EDIT: The two holes in that screenshot are more than likely caused because of a bug that I used in my usage of simplex noise to generate the land. I’m using the X and Y of the blocks, which sometimes can be negative, creating those holes.

Weird. Did another test, and it was 60 FPS with 15% or so on Rasterizer. Weird. 486 chunks at 64 (4x4x4) blocks - 186624 faces… Maybe it’s the limits of my graphics card to keep the meshes in its memory. Looks like I would have to both do some face optimization, as well as possibly loading and unloading chunks that are in memory…

@torakunsama - Hmm. I still am not so sure of what your idea is, though I can tell that you would know about huge numbers of polies in a game.

Let’s suppose, you fodder mesh is made out of trees, now these trees have various vertices and you will not place trees, instead of cubes in a scene in realtime(in my case).
The mapping will index each tree in the fodder by the cubic space it occupies.

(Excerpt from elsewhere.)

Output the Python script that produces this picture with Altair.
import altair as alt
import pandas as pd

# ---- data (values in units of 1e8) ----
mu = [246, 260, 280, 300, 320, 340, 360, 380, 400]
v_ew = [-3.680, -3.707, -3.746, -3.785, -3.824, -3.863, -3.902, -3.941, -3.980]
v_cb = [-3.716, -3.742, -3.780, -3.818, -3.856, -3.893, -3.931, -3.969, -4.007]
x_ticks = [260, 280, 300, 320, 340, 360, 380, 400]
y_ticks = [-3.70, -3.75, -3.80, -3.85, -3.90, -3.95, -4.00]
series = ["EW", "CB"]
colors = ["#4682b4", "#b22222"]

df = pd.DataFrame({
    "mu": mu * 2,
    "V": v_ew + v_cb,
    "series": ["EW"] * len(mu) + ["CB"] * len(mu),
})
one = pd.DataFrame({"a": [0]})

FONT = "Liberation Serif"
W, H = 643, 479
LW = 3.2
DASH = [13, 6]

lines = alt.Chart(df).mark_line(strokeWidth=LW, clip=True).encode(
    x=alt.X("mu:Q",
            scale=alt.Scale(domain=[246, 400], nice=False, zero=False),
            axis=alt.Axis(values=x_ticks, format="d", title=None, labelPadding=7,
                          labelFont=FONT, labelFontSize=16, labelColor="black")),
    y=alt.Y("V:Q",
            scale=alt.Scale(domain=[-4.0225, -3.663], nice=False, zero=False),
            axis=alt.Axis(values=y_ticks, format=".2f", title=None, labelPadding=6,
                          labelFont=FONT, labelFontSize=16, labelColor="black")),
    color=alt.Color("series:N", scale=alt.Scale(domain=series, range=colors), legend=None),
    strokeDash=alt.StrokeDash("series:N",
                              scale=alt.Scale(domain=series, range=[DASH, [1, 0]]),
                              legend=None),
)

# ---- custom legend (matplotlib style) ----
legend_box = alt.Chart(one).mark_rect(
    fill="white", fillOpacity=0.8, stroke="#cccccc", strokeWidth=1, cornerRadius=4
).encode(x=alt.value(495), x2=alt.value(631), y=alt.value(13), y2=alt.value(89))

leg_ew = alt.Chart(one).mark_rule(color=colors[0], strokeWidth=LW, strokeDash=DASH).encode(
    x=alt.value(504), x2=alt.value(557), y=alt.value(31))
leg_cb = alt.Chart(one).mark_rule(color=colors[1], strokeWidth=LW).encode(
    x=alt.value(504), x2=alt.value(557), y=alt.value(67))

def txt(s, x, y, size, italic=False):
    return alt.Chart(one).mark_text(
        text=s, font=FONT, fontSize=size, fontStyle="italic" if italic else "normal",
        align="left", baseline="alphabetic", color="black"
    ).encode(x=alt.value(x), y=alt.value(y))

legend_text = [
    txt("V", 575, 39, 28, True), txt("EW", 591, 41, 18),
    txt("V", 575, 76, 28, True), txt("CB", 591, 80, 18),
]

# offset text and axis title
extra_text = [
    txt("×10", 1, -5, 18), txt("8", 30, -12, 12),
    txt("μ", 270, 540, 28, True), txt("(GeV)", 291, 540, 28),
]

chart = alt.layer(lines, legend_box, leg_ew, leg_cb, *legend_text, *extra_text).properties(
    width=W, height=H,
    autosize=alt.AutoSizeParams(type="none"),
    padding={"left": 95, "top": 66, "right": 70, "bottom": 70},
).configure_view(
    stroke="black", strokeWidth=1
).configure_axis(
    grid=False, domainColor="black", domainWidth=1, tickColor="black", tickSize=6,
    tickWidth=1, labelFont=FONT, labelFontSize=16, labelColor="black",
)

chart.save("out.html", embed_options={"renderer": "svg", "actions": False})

So when laying the trees down, you’ll get a position in the terrain and place a tree there, the tree is the group of vertices you’ll retrieve using the dictionary.
In a fodder where the there are 4X4 trees the first tree will be occupying the space (-15,15) thus:fodder= {0:(-15,15)}, so fodder[0] will select the vertices occupying the space between(-16 to 14, 16 to 14). Each index will correspond to a tree.

Also I’m interested in you simplex noise function!

I see now. I was going to use a similar technique for recalculating changed portions of chunks. Like you said, assign cube indices (either game object cubes or just Python custom class ‘cube’ objects) to vertices for the fodder mesh. When I need to delete a ‘cube’, it would reflatten that area of the mesh. It might be a bit more complex than that, though, especially if I’m just allocating enough faces to deal with surface cubes, and not depth cubes.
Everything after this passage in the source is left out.